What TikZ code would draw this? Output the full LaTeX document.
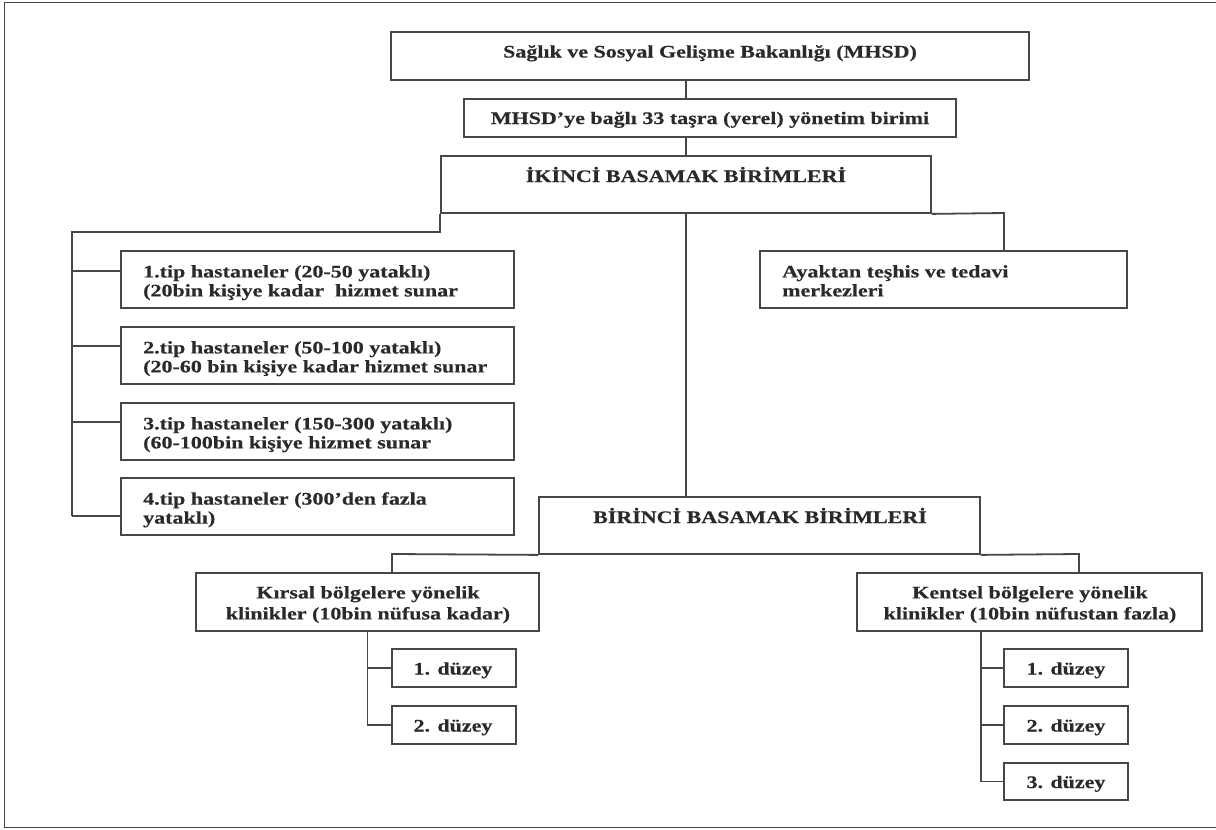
\documentclass[tikz,border=0pt]{standalone}
\usepackage{fontspec}
\setmainfont{Liberation Serif}[FakeStretch=1.25,BoldFeatures={FakeBold=0.4}]
\definecolor{ln}{HTML}{474747}
\definecolor{tx}{HTML}{2A2A2A}
\begin{document}
\begin{tikzpicture}[x=1pt,y=-1pt,
  box/.style={draw=ln,line width=1.8pt,inner sep=0pt,anchor=center},
  conn/.style={draw=ln,line width=1.8pt},
  txt/.style={inner sep=0pt,text=tx,font=\fontsize{17.6}{19}\selectfont\bfseries},
  txtw/.style={txt,font=\fontsize{17.6}{21}\selectfont\bfseries}]
\useasboundingbox (0,0) rectangle (1216,830);
\fill[white] (0,0) rectangle (1216,830);
% frame
\draw[conn] (1220,2.5) -- (4.5,2.5) -- (4.5,827.5) -- (1220,827.5);

% boxes
\node[box,minimum width=638pt,minimum height=48pt] (b1) at (710,56) {};
\node[box,minimum width=492pt,minimum height=38pt] (b2) at (710,118) {};
\node[box,minimum width=490pt,minimum height=57pt] (b3) at (686,184.5) {};
\node[box,minimum width=393pt,minimum height=57pt] (bA) at (317.5,279.5) {};
\node[box,minimum width=393pt,minimum height=57pt] (bB) at (317.5,355.5) {};
\node[box,minimum width=393pt,minimum height=57pt] (bC) at (317.5,431.5) {};
\node[box,minimum width=393pt,minimum height=57pt] (bD) at (317.5,506.5) {};
\node[box,minimum width=367pt,minimum height=57pt] (ay) at (943.5,279.5) {};
\node[box,minimum width=441pt,minimum height=57pt] (bir) at (759.5,525.5) {};
\node[box,minimum width=343pt,minimum height=58pt] (kr) at (367.5,602) {};
\node[box,minimum width=345pt,minimum height=58pt] (ke) at (1029.5,602) {};
\node[box,minimum width=124pt,minimum height=38pt] (kd1) at (454,668) {};
\node[box,minimum width=124pt,minimum height=38pt] (kd2) at (454,725) {};
\node[box,minimum width=124pt,minimum height=38pt] (ed1) at (1066,668) {};
\node[box,minimum width=124pt,minimum height=38pt] (ed2) at (1066,725) {};
\node[box,minimum width=124pt,minimum height=37pt] (ed3) at (1066,781.5) {};

% texts
\node[txt,anchor=base] (t1) at (710,57.5) {Sağlık ve Sosyal Gelişme Bakanlığı (MHSD)};
\node[txt,anchor=base] (t2) at (710,124) {MHSD’ye bağlı 33 taşra (yerel) yönetim birimi};
\node[txt,anchor=base] (t3) at (686,182) {İKİNCİ BASAMAK BİRİMLERİ};
\node[txt,anchor=north west,align=left] (tA) at (143,265) {1.tip hastaneler (20-50 yataklı)\\(20bin kişiye kadar\ \ hizmet sunar};
\node[txt,anchor=north west,align=left] (tB) at (143,341) {2.tip hastaneler (50-100 yataklı)\\(20-60 bin kişiye kadar hizmet sunar};
\node[txt,anchor=north west,align=left] (tC) at (143,417) {3.tip hastaneler (150-300 yataklı)\\(60-100bin kişiye hizmet sunar};
\node[txt,anchor=north west,align=left] (tD) at (143,492) {4.tip hastaneler (300’den fazla\\yataklı)};
\node[txt,anchor=north west,align=left] (tay) at (782,265) {Ayaktan teşhis ve tedavi\\merkezleri};
\node[txt,anchor=base] (tbir) at (760,523) {BİRİNCİ BASAMAK BİRİMLERİ};
\node[txtw,anchor=north,align=center] (tkr) at (368,586) {Kırsal bölgelere yönelik\\klinikler (10bin nüfusa kadar)};
\node[txtw,anchor=north,align=center] (tke) at (1030,586) {Kentsel bölgelere yönelik\\klinikler (10bin nüfustan fazla)};
\node[txt,anchor=base] (tkd1) at (453,674.5) {1. düzey};
\node[txt,anchor=base] (tkd2) at (453,731.5) {2. düzey};
\node[txt,anchor=base] (ted1) at (1066,674.5) {1. düzey};
\node[txt,anchor=base] (ted2) at (1066,731.5) {2. düzey};
\node[txt,anchor=base] (ted3) at (1066,788) {3. düzey};

% coordinates
\coordinate (railtop) at (72,232);
\coordinate (railbot) at (72,516);
\coordinate (sA) at (72,271);
\coordinate (sB) at (72,346);
\coordinate (sC) at (72,422);
\coordinate (sD) at (72,516);
\coordinate (aybr) at (1004,213);
\coordinate (krc) at (392,554);
\coordinate (kec) at (1079,554);
\coordinate (kes) at (981,631);

% connectors
\draw[conn] (b3.north |- b1.south) -- (b3.north |- b2.north);
\draw[conn] (b3.north |- b2.south) -- (b3.north);
\draw[conn] (b3.south west) |- (railtop) -- (railbot);
\draw[conn] (sA) -- (sA -| bA.west);
\draw[conn] (sB) -- (sB -| bB.west);
\draw[conn] (sC) -- (sC -| bC.west);
\draw[conn] (sD) -- (sD -| bD.west);
\draw[conn] (b3.south east) -- (aybr) -- (aybr |- ay.north);
\draw[conn] (b3.south) -- (b3.south |- bir.north);
\draw[conn] (bir.south west) -- (krc) -- (krc |- kr.north);
\draw[conn] (bir.south east) -- (kec) -- (kec |- ke.north);
\draw[conn] (kr.south) |- (kd1.west);
\draw[conn] (kr.south) |- (kd2.west);
\draw[conn] (kes) |- (ed1.west);
\draw[conn] (kes) |- (ed2.west);
\draw[conn] (kes) |- (ed3.west);
\end{tikzpicture}
\end{document}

■ ■ ■ ■ ■

Aim:
Repeat only the lines between the start of the data and the line with "(4.5,827.5) -- (1220,827.5);", including those two lines, and skip the pictures.

Problem solution:
What TikZ code would draw this? Output the full LaTeX document.
\documentclass[tikz,border=0pt]{standalone}
\usepackage{fontspec}
\setmainfont{Liberation Serif}[FakeStretch=1.25,BoldFeatures={FakeBold=0.4}]
\definecolor{ln}{HTML}{474747}
\definecolor{tx}{HTML}{2A2A2A}
\begin{document}
\begin{tikzpicture}[x=1pt,y=-1pt,
  box/.style={draw=ln,line width=1.8pt,inner sep=0pt,anchor=center},
  conn/.style={draw=ln,line width=1.8pt},
  txt/.style={inner sep=0pt,text=tx,font=\fontsize{17.6}{19}\selectfont\bfseries},
  txtw/.style={txt,font=\fontsize{17.6}{21}\selectfont\bfseries}]
\useasboundingbox (0,0) rectangle (1216,830);
\fill[white] (0,0) rectangle (1216,830);
% frame
\draw[conn] (1220,2.5) -- (4.5,2.5) -- (4.5,827.5) -- (1220,827.5);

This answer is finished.